-------- DATA PROVIDED --------

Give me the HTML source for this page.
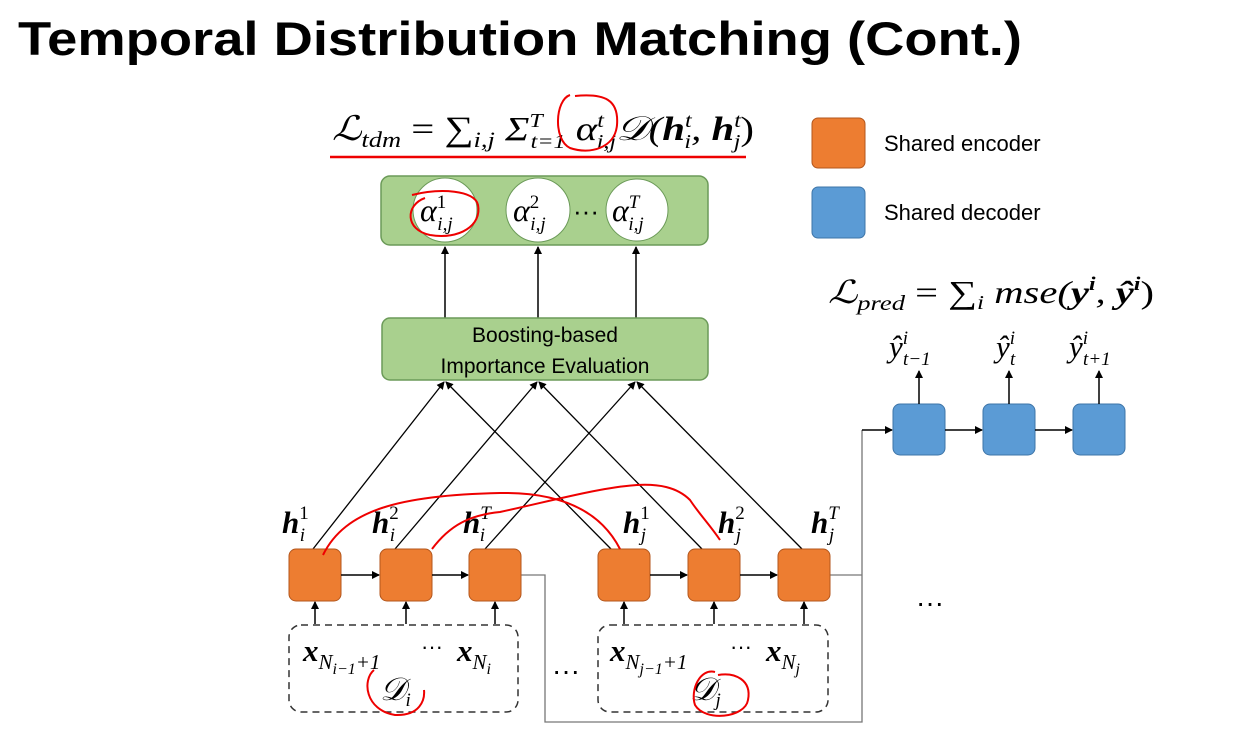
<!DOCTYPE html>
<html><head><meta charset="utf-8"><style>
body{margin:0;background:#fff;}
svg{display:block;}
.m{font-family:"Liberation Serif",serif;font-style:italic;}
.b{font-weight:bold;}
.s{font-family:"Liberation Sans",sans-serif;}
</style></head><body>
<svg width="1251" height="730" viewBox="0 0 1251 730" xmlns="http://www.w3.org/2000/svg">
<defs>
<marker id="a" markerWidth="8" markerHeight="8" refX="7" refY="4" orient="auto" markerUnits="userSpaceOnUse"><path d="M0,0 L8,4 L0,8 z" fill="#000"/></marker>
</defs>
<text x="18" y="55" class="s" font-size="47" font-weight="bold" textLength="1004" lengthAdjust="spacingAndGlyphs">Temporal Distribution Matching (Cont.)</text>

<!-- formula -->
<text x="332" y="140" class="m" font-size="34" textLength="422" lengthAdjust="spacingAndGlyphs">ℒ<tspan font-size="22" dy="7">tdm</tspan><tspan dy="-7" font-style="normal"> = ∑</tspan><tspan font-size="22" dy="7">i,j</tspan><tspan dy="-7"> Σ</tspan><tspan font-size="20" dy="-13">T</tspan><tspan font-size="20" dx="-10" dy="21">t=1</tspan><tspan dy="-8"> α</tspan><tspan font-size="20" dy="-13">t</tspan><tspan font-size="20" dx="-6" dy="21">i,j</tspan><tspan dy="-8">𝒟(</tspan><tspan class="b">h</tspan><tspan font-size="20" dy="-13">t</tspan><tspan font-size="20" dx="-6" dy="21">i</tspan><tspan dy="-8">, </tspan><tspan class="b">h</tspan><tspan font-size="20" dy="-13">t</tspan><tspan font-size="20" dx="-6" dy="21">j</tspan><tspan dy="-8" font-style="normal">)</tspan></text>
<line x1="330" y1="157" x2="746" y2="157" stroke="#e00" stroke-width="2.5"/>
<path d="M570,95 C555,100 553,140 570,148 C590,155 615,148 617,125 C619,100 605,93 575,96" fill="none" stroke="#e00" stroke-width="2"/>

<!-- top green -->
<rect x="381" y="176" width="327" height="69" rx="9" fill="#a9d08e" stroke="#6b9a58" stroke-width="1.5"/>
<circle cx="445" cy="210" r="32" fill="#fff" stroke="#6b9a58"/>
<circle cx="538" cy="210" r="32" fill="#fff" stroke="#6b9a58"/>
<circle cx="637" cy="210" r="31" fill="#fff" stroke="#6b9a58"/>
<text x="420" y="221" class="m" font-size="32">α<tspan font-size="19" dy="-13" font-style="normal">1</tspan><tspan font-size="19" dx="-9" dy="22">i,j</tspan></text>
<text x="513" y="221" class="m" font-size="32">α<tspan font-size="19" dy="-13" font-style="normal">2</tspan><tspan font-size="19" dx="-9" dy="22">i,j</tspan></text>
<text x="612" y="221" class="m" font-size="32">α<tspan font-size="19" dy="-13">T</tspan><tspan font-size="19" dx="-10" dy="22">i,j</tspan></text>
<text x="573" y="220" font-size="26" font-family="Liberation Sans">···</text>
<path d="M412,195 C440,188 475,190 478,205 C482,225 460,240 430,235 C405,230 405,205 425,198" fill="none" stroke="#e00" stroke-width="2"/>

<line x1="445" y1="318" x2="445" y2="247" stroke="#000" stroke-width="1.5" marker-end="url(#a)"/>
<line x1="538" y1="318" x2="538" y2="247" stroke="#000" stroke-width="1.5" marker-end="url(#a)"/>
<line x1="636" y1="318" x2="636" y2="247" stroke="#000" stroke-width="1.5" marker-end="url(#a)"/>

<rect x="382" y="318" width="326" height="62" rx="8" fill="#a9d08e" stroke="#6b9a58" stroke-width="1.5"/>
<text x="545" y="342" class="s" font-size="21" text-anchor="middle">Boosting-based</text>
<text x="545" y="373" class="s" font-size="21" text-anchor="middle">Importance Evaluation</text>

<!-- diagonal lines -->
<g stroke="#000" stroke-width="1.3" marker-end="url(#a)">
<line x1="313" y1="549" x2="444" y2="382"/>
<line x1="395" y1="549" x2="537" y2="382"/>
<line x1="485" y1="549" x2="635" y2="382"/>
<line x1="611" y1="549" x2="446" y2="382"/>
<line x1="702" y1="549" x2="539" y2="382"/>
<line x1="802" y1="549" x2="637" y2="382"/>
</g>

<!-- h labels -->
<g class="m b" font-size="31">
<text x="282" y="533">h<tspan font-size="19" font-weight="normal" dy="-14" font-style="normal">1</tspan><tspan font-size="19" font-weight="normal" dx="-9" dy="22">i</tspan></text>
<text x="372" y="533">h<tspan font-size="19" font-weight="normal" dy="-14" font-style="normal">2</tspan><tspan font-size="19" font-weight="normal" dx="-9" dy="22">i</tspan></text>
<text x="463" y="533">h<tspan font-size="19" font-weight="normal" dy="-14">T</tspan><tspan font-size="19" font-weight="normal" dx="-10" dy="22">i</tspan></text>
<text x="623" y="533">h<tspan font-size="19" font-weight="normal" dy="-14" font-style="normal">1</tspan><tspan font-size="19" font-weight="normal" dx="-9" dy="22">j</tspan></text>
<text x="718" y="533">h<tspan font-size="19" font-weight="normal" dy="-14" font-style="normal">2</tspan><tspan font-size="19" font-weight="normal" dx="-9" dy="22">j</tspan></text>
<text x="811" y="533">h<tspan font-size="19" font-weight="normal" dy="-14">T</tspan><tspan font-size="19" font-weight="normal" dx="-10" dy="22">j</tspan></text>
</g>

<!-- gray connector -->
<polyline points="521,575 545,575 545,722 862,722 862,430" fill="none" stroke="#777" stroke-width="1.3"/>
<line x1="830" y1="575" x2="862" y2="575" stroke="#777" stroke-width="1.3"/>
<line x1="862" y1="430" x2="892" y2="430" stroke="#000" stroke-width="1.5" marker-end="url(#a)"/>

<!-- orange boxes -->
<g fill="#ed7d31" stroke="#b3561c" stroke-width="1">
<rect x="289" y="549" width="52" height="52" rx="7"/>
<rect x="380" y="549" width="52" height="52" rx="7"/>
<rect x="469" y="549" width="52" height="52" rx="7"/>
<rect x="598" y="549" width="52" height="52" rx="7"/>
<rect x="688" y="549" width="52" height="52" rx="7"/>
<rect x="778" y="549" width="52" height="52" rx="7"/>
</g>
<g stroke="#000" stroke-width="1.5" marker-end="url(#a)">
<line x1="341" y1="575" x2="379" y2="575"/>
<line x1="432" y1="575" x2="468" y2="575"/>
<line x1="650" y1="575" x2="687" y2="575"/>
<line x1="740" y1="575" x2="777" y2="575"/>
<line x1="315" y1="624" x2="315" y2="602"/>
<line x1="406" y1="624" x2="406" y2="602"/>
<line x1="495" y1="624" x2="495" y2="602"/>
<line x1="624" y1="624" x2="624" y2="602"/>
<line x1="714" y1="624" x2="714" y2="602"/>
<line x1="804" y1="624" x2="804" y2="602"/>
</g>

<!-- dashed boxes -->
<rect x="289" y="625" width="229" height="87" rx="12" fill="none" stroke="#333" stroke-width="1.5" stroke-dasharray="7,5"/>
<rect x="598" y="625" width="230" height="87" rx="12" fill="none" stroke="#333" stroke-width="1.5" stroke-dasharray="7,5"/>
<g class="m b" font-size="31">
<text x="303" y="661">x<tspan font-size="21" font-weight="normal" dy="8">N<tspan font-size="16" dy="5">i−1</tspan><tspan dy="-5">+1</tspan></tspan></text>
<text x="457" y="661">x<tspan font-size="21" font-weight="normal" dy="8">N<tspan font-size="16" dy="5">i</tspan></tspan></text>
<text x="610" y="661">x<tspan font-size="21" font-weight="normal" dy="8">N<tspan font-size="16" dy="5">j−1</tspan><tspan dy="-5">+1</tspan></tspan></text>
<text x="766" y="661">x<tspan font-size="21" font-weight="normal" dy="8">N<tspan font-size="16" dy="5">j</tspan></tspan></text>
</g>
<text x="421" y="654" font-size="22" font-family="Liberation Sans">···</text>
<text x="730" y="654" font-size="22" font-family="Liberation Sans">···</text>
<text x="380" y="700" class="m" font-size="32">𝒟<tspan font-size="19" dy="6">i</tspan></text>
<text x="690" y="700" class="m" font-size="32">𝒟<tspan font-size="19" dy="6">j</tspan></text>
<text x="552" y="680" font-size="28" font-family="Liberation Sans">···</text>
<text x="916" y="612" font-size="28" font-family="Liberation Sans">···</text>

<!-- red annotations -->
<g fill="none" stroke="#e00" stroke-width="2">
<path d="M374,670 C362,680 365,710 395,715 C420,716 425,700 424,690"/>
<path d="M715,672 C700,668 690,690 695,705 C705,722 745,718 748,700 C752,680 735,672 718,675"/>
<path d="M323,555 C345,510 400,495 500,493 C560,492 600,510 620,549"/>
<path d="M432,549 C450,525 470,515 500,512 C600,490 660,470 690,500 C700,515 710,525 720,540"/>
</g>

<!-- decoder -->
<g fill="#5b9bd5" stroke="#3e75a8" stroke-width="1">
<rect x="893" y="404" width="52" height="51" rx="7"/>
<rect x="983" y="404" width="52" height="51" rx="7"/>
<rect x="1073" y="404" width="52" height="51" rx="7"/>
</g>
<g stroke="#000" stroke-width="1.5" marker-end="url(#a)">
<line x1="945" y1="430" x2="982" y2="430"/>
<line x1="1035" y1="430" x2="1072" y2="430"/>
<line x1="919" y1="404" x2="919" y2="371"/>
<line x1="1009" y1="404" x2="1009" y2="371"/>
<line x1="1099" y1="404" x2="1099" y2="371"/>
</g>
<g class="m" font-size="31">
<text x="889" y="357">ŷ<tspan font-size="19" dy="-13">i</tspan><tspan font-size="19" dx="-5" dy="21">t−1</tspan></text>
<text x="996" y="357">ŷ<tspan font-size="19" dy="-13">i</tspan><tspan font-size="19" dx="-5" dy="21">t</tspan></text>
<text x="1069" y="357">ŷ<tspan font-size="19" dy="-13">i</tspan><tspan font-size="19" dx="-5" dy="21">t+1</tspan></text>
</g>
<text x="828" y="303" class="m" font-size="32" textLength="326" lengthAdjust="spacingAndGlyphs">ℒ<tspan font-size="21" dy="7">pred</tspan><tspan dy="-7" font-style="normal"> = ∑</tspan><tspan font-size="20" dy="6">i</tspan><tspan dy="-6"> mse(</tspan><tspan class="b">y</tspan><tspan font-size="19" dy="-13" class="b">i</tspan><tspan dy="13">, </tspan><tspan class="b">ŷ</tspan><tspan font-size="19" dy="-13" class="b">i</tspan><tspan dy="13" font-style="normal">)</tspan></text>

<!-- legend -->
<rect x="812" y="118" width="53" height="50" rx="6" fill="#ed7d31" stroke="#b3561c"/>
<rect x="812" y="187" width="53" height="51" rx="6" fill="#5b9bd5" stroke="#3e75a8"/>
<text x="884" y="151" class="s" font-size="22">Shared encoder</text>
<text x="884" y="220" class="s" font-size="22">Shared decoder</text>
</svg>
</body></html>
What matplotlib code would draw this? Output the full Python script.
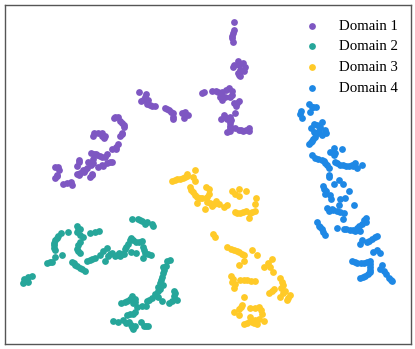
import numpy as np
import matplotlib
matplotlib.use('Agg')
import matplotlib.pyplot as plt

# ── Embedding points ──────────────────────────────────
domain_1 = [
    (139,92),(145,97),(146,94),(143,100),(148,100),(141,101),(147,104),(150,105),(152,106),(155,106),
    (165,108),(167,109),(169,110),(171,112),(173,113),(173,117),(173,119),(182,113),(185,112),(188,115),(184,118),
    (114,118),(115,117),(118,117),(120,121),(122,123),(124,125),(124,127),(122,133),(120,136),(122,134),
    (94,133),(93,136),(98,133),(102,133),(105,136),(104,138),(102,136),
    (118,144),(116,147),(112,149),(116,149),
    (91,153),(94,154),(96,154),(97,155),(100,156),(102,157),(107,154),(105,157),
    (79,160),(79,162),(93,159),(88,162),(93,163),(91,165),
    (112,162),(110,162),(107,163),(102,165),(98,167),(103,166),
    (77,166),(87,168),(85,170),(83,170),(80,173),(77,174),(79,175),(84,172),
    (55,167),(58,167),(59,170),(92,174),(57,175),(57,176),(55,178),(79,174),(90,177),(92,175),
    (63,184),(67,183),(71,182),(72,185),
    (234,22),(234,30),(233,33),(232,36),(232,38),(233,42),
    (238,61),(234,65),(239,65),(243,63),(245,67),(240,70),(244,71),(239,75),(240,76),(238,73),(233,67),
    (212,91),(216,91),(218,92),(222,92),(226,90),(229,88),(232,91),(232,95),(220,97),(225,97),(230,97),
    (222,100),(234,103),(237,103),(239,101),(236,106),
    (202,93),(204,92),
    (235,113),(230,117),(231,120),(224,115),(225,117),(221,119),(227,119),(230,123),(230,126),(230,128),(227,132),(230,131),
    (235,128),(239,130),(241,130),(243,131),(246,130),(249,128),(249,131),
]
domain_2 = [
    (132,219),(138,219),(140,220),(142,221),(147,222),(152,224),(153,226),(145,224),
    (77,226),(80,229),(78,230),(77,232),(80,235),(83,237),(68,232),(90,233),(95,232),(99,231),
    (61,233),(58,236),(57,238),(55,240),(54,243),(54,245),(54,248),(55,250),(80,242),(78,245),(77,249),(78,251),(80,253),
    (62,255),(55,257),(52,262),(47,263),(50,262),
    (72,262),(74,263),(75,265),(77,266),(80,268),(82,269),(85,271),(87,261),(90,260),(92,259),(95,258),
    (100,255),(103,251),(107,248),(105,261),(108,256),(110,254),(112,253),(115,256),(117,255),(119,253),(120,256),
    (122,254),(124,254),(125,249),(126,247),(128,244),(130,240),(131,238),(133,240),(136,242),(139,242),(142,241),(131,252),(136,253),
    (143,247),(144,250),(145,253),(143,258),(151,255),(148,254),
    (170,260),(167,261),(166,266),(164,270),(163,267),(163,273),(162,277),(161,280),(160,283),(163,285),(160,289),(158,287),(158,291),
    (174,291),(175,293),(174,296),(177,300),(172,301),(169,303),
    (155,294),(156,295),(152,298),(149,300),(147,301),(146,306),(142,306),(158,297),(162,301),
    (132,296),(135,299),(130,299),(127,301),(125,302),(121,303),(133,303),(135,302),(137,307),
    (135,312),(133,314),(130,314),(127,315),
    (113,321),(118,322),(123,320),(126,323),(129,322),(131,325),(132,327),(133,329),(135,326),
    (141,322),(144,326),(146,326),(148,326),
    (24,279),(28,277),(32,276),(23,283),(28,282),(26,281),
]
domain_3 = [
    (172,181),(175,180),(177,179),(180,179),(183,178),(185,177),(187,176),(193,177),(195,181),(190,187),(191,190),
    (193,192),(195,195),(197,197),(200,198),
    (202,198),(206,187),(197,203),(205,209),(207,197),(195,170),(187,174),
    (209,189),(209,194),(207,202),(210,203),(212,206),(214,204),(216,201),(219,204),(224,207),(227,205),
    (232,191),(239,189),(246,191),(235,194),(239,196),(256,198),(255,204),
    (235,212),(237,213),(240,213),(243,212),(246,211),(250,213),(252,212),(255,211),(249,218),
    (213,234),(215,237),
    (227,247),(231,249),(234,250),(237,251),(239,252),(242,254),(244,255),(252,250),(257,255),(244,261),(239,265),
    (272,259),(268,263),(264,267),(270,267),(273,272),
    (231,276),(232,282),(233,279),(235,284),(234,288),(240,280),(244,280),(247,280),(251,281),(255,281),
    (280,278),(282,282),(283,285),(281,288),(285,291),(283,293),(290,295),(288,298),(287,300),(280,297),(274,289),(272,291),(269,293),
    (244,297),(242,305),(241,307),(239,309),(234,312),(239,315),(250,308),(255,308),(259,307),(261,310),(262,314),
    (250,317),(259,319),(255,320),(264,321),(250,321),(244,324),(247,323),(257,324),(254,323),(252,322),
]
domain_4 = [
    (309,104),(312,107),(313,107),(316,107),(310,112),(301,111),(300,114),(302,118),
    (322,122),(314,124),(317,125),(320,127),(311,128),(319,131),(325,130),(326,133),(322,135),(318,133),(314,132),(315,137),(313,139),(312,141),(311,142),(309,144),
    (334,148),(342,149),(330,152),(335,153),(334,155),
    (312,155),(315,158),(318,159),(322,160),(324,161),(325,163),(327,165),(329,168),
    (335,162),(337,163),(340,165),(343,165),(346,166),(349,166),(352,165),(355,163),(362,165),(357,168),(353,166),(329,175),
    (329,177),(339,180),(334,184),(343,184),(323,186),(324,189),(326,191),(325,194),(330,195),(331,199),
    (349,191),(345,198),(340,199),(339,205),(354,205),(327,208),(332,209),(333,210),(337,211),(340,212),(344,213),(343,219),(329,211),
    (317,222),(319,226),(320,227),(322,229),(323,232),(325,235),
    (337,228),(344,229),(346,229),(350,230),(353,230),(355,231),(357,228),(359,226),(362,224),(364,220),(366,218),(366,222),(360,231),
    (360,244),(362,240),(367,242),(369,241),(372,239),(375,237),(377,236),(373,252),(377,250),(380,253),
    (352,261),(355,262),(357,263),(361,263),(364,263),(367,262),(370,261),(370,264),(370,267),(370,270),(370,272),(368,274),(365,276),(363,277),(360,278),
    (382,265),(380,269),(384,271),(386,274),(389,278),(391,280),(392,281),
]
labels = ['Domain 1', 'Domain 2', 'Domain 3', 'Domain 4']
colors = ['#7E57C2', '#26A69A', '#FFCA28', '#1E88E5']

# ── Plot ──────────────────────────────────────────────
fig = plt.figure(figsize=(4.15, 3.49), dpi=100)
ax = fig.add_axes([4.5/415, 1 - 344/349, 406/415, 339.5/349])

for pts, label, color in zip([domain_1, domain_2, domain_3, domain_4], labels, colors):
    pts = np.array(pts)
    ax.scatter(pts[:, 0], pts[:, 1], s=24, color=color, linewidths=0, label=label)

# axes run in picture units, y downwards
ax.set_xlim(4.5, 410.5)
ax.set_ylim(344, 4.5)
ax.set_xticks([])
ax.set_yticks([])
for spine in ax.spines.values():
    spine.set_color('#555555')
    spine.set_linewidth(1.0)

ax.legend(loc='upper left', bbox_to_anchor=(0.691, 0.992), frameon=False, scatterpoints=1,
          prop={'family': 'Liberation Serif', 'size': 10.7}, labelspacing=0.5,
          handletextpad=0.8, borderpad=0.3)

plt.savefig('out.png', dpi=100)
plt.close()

--------

[THE TASK] Everything from the top line of the data down to and including the line with "Distribution Matching (Cont.)</text>" is to be copied, except the pictures.

[RESULT OF THIS EXERCISE]
Give me the HTML source for this page.
<!DOCTYPE html>
<html><head><meta charset="utf-8"><style>
body{margin:0;background:#fff;}
svg{display:block;}
.m{font-family:"Liberation Serif",serif;font-style:italic;}
.b{font-weight:bold;}
.s{font-family:"Liberation Sans",sans-serif;}
</style></head><body>
<svg width="1251" height="730" viewBox="0 0 1251 730" xmlns="http://www.w3.org/2000/svg">
<defs>
<marker id="a" markerWidth="8" markerHeight="8" refX="7" refY="4" orient="auto" markerUnits="userSpaceOnUse"><path d="M0,0 L8,4 L0,8 z" fill="#000"/></marker>
</defs>
<text x="18" y="55" class="s" font-size="47" font-weight="bold" textLength="1004" lengthAdjust="spacingAndGlyphs">Temporal Distribution Matching (Cont.)</text>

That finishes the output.